Accommodation: The Crown Inn is family run and dates back to 1751. All rooms are ensuite.
Morning steep ascent to regain the Hatterrall Ridge and then over the Cats Back and up to the highest point to the path near Red Darren at 2306 feet (703m). The ridge ends at Hay Bluff, a great northerly viewpoint towards Hay and the Wye Valley, the Hills of Radnorshire and also the Black Mountains to the west and parts of the Brecon Beacons. Next drop off the ridge and stroll via a set of five kissing gates into Hay on Wye, the capital of the second hand book trade. The town with its 12th century Keep was the site of the Anglo – Welsh power struggles in the 13th century.
Accommodation: We use a variety of accommodation in this busy town.
Crossing the River Wye, today’s walk rises into the Radnorshire Hills. The walking undulates past sites of Roman encampments until you reach Glades try for a lunchtime pub break. For the last few miles today you have to climb up and walk along the Hergest Ridge amongst thyme, gorse and Welsh ponies.

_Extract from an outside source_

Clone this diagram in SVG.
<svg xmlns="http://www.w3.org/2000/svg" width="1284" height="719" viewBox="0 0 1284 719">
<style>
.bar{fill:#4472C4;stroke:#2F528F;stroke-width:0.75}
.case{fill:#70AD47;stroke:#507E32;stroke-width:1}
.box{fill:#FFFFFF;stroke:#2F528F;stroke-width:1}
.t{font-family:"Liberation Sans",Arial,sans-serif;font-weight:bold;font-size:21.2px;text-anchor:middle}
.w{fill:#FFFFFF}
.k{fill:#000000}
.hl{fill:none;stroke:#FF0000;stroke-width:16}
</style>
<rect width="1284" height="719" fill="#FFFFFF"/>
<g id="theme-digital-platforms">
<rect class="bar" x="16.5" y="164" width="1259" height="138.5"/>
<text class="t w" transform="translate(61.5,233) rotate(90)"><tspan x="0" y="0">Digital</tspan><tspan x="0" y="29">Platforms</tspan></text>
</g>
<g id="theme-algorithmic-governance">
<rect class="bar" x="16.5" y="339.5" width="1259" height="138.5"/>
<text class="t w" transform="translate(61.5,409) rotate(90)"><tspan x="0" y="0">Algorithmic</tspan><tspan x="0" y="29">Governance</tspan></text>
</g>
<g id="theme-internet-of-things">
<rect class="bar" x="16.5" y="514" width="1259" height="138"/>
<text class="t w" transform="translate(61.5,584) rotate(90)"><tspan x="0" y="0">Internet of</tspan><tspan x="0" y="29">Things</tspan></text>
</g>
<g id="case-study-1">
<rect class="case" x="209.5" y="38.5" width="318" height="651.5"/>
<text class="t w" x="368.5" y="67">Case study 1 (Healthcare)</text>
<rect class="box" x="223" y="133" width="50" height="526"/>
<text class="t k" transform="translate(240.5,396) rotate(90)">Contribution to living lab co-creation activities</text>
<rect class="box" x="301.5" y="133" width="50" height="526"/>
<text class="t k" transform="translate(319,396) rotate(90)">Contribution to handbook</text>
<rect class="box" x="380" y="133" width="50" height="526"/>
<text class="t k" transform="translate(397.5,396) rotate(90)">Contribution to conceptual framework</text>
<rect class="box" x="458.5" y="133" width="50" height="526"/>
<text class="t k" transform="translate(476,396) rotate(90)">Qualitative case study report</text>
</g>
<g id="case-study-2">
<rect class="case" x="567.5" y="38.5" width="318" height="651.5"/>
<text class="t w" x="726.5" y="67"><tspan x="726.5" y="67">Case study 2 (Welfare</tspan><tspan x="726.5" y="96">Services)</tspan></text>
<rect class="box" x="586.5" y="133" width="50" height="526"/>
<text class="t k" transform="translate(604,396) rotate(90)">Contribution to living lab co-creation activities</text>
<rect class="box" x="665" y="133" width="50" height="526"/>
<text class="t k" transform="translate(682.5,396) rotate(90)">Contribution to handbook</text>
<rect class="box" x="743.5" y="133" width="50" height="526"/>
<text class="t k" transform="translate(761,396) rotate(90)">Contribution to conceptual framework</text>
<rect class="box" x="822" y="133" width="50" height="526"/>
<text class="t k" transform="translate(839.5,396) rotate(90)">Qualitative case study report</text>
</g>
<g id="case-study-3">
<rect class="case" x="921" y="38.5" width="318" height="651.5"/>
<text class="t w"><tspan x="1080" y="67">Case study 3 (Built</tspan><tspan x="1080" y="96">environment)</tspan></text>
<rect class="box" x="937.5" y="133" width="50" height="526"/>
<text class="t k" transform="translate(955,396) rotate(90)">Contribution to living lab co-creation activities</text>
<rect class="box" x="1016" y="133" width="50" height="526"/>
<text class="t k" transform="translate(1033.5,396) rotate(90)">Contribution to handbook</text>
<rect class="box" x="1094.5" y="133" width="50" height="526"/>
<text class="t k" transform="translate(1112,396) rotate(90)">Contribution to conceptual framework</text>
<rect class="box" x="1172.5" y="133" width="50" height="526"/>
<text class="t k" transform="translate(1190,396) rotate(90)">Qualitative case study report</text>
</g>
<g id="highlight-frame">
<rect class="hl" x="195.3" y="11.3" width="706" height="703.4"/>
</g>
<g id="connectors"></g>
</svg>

Eventually drop down to Kington, actually situated in Herefordshire with its 13th century church and the parallel lanes and long back gardens that may preserve the pattern of the strips in the former open field system.

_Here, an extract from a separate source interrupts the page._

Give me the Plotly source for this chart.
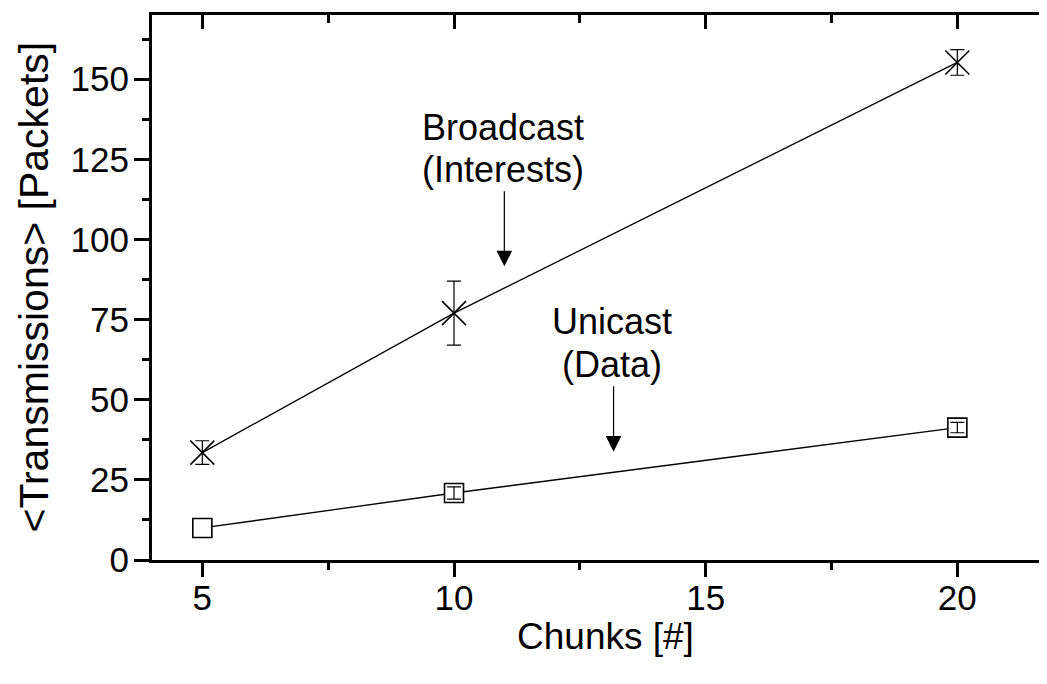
import plotly.graph_objects as go

chunks = [5, 10, 20]
broadcast = [33.5, 77.0, 155.2]
broadcast_err = [3.7, 10.0, 4.0]
unicast = [10.0, 20.9, 41.3]
unicast_err = [None, 1.9, 1.6]

x_range = [4, 22]
y_range = [0, 170]
x_ticks = [5, 10, 15, 20]
y_ticks = [0, 25, 50, 75, 100, 125, 150]

FONT = "Liberation Sans, Arial, sans-serif"
FS = 35

fig = go.Figure()

# Broadcast line + markers
fig.add_trace(go.Scatter(
    x=chunks, y=broadcast, mode="lines+markers",
    line=dict(color="black", width=1.3),
    marker=dict(symbol="x-thin", size=24, color="black",
                line=dict(color="black", width=1.6)),
    showlegend=False, hoverinfo="skip"))
fig.add_trace(go.Scatter(
    x=chunks, y=broadcast, mode="markers",
    marker=dict(size=1, opacity=0),
    error_y=dict(type="data", array=broadcast_err, visible=True,
                 color="black", thickness=1.2, width=7),
    showlegend=False, hoverinfo="skip"))

# Unicast line + markers
fig.add_trace(go.Scatter(
    x=chunks, y=unicast, mode="lines+markers",
    line=dict(color="black", width=1.3),
    marker=dict(symbol="square", size=19, color="white",
                line=dict(color="black", width=1.6)),
    showlegend=False, hoverinfo="skip"))
idx = [i for i, e in enumerate(unicast_err) if e is not None]
fig.add_trace(go.Scatter(
    x=[chunks[i] for i in idx], y=[unicast[i] for i in idx], mode="markers",
    marker=dict(size=1, opacity=0),
    error_y=dict(type="data", array=[unicast_err[i] for i in idx], visible=True,
                 color="black", thickness=1.2, width=7),
    showlegend=False, hoverinfo="skip"))

# dummy trace for secondary axes
fig.add_trace(go.Scatter(x=[None], y=[None], xaxis="x2", yaxis="y2",
                         showlegend=False, hoverinfo="skip"))

fig.update_layout(
    width=1050, height=668,
    margin=dict(l=144, r=0, t=7, b=116),
    paper_bgcolor="white", plot_bgcolor="white",
    font=dict(family=FONT, size=FS, color="black"),
    xaxis=dict(range=x_range, tickvals=x_ticks, showgrid=False, zeroline=False,
               showline=True, linecolor="black", linewidth=3,
               ticks="outside", ticklen=14, tickwidth=2.5, tickcolor="black",
               ticklabelstandoff=-9,
               minor=dict(dtick=2.5, tick0=0, ticks="outside", ticklen=7,
                          tickwidth=2.5, tickcolor="black", showgrid=False),
               tickfont=dict(family=FONT, size=FS), fixedrange=True),
    yaxis=dict(range=y_range, tickvals=y_ticks, showgrid=False, zeroline=False,
               showline=True, linecolor="black", linewidth=3,
               ticks="outside", ticklen=15, tickwidth=2.5, tickcolor="black",
               ticklabelstandoff=-2,
               minor=dict(dtick=12.5, tick0=0, ticks="outside", ticklen=7,
                          tickwidth=2.5, tickcolor="black", showgrid=False),
               tickfont=dict(family=FONT, size=FS), fixedrange=True),
    xaxis2=dict(range=x_range, overlaying="x", side="top", anchor="y",
                tickvals=x_ticks, showticklabels=False, showgrid=False,
                zeroline=False, showline=True, linecolor="black", linewidth=3,
                ticks="inside", ticklen=14, tickwidth=2.5, tickcolor="black",
                minor=dict(dtick=2.5, tick0=0, ticks="inside", ticklen=8,
                           tickwidth=2.5, tickcolor="black", showgrid=False),
                fixedrange=True),
    yaxis2=dict(range=y_range, overlaying="y", side="right", anchor="x",
                tickvals=y_ticks, showticklabels=False, showgrid=False,
                zeroline=False, showline=True, linecolor="black", linewidth=3,
                ticks="inside", ticklen=15, tickwidth=2.5, tickcolor="black",
                minor=dict(dtick=12.5, tick0=0, ticks="inside", ticklen=8,
                           tickwidth=2.5, tickcolor="black", showgrid=False),
                fixedrange=True),
)

# Axis titles
fig.add_annotation(text="Chunks [#]", xref="x", yref="paper",
                   x=(x_range[0] + x_range[1]) / 2, y=-0.141, showarrow=False,
                   xanchor="center", yanchor="middle",
                   font=dict(family=FONT, size=37))
fig.add_annotation(text="&lt;Transmissions&gt; [Packets]", xref="paper", yref="paper",
                   x=0, y=0.5, xshift=-119, showarrow=False, textangle=-90,
                   xanchor="center", yanchor="middle",
                   font=dict(family=FONT, size=41))

# Labels
labels = [("Broadcast", 10.98, 134.9), ("(Interests)", 10.98, 121.8),
          ("Unicast", 13.13, 74.3), ("(Data)", 13.13, 61.0)]
for txt, lx, ly in labels:
    fig.add_annotation(text=txt, x=lx, y=ly, xref="x", yref="y",
                       showarrow=False, xanchor="center", yanchor="middle",
                       font=dict(family=FONT, size=36))

# Arrows
arrows = [(11.0, 91.6, 115.5), (13.17, 33.8, 54.7)]
for ax_, tip, tail in arrows:
    fig.add_annotation(x=ax_, y=tip, ax=ax_, ay=tail, xref="x", yref="y",
                       axref="x", ayref="y", text="", showarrow=True,
                       arrowhead=2, arrowsize=2.6, arrowwidth=1.2,
                       arrowcolor="black")

fig.write_html("out.html")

Accommodation: Your host at Bench Mark BB will make you more than welcome.
Some say this is the finest walk of the whole path, with Offa’s Dyke as your constant companion. First pass the highest golf course in England on Bradnor Hill. The trail then undulates spectacularly, but is never too steep. Beautiful westward panoramas open up across the Radnor Valley. On a clear day you get views 30 miles in each direction, over both the Brecon Beacons and The Malverns. The route climbs over a hill called Ffridd, before descending very steeply to Knighton (town of the horsemen) or Tref y Clawdd in Welsh (Town on the Dyke) as the town is on The Shropshire / Powys border. It is a very busy little market town. The market place has mainly 17th century shops and enough general entertainment to keep you amused for an evening.
Accommodation: Offas Dyke House is a charming guesthouse that is centrally located.
After breakfast make your way to the train station for your onward journey.